Task brief
Set down the material below word for word, excluding the pictures.

*-*-*

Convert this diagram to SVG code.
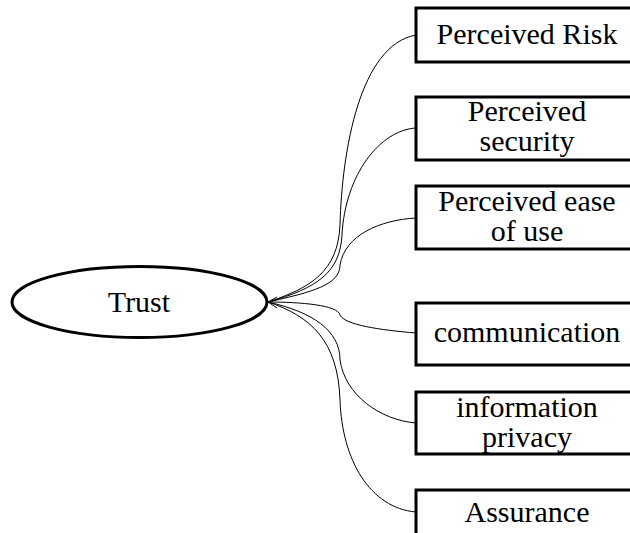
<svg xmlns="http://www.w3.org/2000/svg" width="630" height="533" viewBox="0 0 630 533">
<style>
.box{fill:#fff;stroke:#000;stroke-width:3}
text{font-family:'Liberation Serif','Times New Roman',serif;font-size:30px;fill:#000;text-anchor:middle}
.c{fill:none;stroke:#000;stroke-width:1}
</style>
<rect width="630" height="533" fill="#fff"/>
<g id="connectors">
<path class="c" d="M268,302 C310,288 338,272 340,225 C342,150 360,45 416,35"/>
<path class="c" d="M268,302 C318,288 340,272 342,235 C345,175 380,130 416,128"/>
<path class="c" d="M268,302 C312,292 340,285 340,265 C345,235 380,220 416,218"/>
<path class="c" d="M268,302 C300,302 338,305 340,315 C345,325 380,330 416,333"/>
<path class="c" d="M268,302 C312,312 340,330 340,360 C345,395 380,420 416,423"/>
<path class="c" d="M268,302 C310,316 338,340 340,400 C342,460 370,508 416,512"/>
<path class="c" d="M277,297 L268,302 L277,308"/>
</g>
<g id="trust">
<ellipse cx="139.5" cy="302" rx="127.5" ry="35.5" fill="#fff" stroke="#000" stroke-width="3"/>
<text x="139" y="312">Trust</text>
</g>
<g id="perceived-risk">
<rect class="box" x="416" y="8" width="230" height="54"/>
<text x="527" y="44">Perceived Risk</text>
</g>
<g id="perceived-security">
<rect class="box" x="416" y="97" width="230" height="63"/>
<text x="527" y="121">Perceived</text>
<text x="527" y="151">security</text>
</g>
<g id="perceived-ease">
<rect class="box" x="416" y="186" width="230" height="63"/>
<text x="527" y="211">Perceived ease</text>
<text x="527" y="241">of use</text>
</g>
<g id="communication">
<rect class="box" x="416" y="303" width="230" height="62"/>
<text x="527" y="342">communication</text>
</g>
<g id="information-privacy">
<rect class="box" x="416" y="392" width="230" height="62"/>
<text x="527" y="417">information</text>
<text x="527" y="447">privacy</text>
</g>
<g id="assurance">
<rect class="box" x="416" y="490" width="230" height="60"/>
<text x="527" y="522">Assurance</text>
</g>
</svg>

*-*-*

Solution to the problem
Convert this diagram to SVG code.
<svg xmlns="http://www.w3.org/2000/svg" width="630" height="533" viewBox="0 0 630 533">
<style>
.box{fill:#fff;stroke:#000;stroke-width:3}
text{font-family:'Liberation Serif','Times New Roman',serif;font-size:30px;fill:#000;text-anchor:middle}
.c{fill:none;stroke:#000;stroke-width:1}
</style>
<rect width="630" height="533" fill="#fff"/>
<g id="connectors">
<path class="c" d="M268,302 C310,288 338,272 340,225 C342,150 360,45 416,35"/>
<path class="c" d="M268,302 C318,288 340,272 342,235 C345,175 380,130 416,128"/>
<path class="c" d="M268,302 C312,292 340,285 340,265 C345,235 380,220 416,218"/>
<path class="c" d="M268,302 C300,302 338,305 340,315 C345,325 380,330 416,333"/>
<path class="c" d="M268,302 C312,312 340,330 340,360 C345,395 380,420 416,423"/>
<path class="c" d="M268,302 C310,316 338,340 340,400 C342,460 370,508 416,512"/>
<path class="c" d="M277,297 L268,302 L277,308"/>
</g>
<g id="trust">
<ellipse cx="139.5" cy="302" rx="127.5" ry="35.5" fill="#fff" stroke="#000" stroke-width="3"/>
<text x="139" y="312">Trust</text>
</g>
<g id="perceived-risk">
<rect class="box" x="416" y="8" width="230" height="54"/>
<text x="527" y="44">Perceived Risk</text>
</g>
<g id="perceived-security">
<rect class="box" x="416" y="97" width="230" height="63"/>
<text x="527" y="121">Perceived</text>
<text x="527" y="151">security</text>
</g>
<g id="perceived-ease">
<rect class="box" x="416" y="186" width="230" height="63"/>
<text x="527" y="211">Perceived ease</text>
<text x="527" y="241">of use</text>
</g>
<g id="communication">
<rect class="box" x="416" y="303" width="230" height="62"/>
<text x="527" y="342">communication</text>
</g>
<g id="information-privacy">
<rect class="box" x="416" y="392" width="230" height="62"/>
<text x="527" y="417">information</text>
<text x="527" y="447">privacy</text>
</g>
<g id="assurance">
<rect class="box" x="416" y="490" width="230" height="60"/>
<text x="527" y="522">Assurance</text>
</g>
</svg>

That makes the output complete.